**DATA EXCERPT**
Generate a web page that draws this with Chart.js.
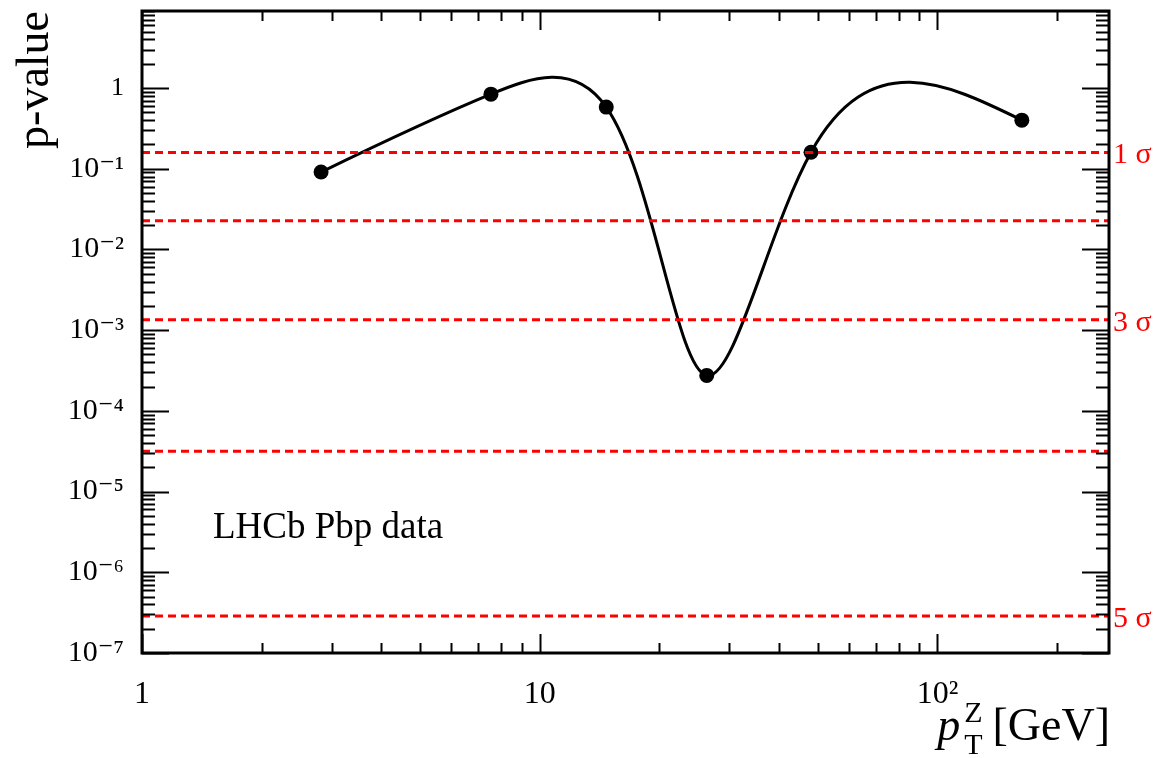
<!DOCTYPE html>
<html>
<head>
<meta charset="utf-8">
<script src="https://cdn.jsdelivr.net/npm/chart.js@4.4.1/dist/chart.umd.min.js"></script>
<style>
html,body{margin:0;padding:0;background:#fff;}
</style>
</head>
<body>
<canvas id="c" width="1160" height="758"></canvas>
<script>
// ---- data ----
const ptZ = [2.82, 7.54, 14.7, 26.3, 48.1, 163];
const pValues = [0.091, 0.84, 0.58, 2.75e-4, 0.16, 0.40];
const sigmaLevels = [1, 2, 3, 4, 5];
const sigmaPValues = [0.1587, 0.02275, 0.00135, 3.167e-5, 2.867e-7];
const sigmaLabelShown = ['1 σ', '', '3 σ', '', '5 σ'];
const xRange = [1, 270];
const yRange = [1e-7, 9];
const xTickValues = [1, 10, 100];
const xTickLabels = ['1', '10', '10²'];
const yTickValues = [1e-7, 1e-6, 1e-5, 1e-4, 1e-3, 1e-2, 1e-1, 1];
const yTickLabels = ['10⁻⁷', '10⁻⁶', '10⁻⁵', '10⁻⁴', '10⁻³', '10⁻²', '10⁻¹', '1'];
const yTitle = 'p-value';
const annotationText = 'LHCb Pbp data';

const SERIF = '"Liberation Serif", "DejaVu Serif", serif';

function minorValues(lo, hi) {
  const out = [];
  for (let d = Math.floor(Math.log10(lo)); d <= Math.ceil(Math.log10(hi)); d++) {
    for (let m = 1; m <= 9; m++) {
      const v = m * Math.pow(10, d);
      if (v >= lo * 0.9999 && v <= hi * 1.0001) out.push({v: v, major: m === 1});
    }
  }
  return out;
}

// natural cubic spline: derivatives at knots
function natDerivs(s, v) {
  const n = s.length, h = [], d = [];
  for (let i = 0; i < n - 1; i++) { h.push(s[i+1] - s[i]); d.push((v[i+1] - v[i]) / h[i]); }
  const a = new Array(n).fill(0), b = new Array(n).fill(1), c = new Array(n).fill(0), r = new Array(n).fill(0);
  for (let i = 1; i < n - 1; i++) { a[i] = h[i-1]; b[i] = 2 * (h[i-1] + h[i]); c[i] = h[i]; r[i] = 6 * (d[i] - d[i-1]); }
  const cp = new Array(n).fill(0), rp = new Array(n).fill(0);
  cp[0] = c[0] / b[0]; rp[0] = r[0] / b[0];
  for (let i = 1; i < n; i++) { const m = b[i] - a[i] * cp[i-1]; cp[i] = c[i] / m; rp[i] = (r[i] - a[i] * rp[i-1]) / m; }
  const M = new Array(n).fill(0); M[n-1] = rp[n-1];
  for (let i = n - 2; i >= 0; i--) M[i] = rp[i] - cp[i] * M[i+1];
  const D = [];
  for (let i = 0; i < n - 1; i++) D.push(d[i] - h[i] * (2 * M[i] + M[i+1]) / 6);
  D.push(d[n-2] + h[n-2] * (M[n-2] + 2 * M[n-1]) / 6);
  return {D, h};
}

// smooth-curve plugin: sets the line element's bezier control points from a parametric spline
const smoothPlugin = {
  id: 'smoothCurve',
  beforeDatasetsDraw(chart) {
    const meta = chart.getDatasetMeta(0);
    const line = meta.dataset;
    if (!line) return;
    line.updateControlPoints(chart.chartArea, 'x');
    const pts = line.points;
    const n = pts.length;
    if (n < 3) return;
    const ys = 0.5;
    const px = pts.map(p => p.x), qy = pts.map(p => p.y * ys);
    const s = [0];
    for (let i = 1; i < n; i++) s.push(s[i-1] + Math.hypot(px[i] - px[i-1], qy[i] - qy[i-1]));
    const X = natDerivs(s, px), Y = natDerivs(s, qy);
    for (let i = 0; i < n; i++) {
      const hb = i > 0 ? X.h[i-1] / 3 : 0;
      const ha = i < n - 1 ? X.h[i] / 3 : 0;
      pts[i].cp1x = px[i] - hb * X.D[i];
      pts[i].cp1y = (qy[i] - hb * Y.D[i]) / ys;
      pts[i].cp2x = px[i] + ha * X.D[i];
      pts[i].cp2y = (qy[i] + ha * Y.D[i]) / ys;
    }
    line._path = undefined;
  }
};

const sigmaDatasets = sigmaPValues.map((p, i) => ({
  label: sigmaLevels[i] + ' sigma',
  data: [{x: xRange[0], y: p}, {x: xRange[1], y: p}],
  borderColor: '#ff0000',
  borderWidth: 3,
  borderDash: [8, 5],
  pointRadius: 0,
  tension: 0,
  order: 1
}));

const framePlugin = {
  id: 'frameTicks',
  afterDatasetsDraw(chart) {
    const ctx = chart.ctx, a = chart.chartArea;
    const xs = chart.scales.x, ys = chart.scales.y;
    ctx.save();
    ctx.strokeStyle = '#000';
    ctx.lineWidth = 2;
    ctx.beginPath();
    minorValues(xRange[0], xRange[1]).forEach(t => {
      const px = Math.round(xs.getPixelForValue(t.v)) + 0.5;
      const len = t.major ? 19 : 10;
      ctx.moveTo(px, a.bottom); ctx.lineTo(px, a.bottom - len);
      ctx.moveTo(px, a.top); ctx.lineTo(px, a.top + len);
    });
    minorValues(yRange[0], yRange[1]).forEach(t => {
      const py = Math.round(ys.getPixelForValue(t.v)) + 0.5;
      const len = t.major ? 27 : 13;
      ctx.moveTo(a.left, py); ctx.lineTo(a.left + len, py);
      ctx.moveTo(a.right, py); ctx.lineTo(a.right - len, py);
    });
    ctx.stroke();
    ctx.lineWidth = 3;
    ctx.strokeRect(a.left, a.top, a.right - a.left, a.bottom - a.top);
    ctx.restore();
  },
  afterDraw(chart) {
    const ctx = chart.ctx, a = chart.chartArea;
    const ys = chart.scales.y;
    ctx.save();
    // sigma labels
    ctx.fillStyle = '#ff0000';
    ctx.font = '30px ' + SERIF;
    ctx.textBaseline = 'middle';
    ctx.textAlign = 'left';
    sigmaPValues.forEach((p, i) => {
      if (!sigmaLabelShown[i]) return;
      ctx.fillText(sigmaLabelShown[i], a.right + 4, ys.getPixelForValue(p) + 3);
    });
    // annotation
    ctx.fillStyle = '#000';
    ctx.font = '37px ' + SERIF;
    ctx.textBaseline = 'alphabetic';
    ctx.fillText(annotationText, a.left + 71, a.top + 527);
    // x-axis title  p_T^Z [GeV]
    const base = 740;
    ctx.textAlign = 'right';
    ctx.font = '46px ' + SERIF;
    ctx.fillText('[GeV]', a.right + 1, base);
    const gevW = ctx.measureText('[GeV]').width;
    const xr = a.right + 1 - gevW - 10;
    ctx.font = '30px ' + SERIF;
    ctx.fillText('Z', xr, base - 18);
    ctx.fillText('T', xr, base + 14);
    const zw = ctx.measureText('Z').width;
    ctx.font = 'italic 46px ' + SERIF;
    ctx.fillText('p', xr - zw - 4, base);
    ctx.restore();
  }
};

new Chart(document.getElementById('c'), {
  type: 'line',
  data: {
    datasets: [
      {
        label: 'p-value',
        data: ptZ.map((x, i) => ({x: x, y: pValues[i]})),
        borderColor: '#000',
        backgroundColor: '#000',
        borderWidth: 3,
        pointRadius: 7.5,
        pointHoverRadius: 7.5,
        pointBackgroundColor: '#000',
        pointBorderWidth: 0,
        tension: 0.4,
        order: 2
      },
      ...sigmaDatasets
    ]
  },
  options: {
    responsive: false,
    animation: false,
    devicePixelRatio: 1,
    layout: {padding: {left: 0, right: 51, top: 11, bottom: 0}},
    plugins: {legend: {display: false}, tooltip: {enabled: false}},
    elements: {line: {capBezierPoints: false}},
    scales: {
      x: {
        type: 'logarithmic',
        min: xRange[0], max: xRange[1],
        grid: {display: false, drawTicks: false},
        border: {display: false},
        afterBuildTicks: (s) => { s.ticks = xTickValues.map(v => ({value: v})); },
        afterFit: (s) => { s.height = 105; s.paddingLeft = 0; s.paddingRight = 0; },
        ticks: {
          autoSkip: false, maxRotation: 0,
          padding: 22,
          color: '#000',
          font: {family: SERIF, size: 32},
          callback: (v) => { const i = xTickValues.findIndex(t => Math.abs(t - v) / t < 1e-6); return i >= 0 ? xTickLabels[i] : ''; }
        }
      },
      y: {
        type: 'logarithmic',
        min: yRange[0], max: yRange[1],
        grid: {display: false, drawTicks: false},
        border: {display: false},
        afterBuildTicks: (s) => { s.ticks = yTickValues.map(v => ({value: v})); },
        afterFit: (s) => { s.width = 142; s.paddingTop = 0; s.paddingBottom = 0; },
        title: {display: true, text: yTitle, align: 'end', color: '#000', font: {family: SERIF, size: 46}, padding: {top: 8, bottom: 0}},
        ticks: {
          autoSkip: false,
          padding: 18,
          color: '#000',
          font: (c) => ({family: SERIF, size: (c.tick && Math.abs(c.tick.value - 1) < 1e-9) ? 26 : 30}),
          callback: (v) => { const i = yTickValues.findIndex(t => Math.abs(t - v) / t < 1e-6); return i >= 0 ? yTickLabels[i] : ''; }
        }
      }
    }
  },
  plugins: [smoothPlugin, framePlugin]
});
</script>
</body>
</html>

**TASK GOAL**
Copy exactly the lines running from the beginning of the listing through the line that has "const annotationText = 'LHCb Pbp data';". Drop the pictures.

**WRITTEN SOLUTION**
Generate a web page that draws this with Chart.js.
<!DOCTYPE html>
<html>
<head>
<meta charset="utf-8">
<script src="https://cdn.jsdelivr.net/npm/chart.js@4.4.1/dist/chart.umd.min.js"></script>
<style>
html,body{margin:0;padding:0;background:#fff;}
</style>
</head>
<body>
<canvas id="c" width="1160" height="758"></canvas>
<script>
// ---- data ----
const ptZ = [2.82, 7.54, 14.7, 26.3, 48.1, 163];
const pValues = [0.091, 0.84, 0.58, 2.75e-4, 0.16, 0.40];
const sigmaLevels = [1, 2, 3, 4, 5];
const sigmaPValues = [0.1587, 0.02275, 0.00135, 3.167e-5, 2.867e-7];
const sigmaLabelShown = ['1 σ', '', '3 σ', '', '5 σ'];
const xRange = [1, 270];
const yRange = [1e-7, 9];
const xTickValues = [1, 10, 100];
const xTickLabels = ['1', '10', '10²'];
const yTickValues = [1e-7, 1e-6, 1e-5, 1e-4, 1e-3, 1e-2, 1e-1, 1];
const yTickLabels = ['10⁻⁷', '10⁻⁶', '10⁻⁵', '10⁻⁴', '10⁻³', '10⁻²', '10⁻¹', '1'];
const yTitle = 'p-value';
const annotationText = 'LHCb Pbp data';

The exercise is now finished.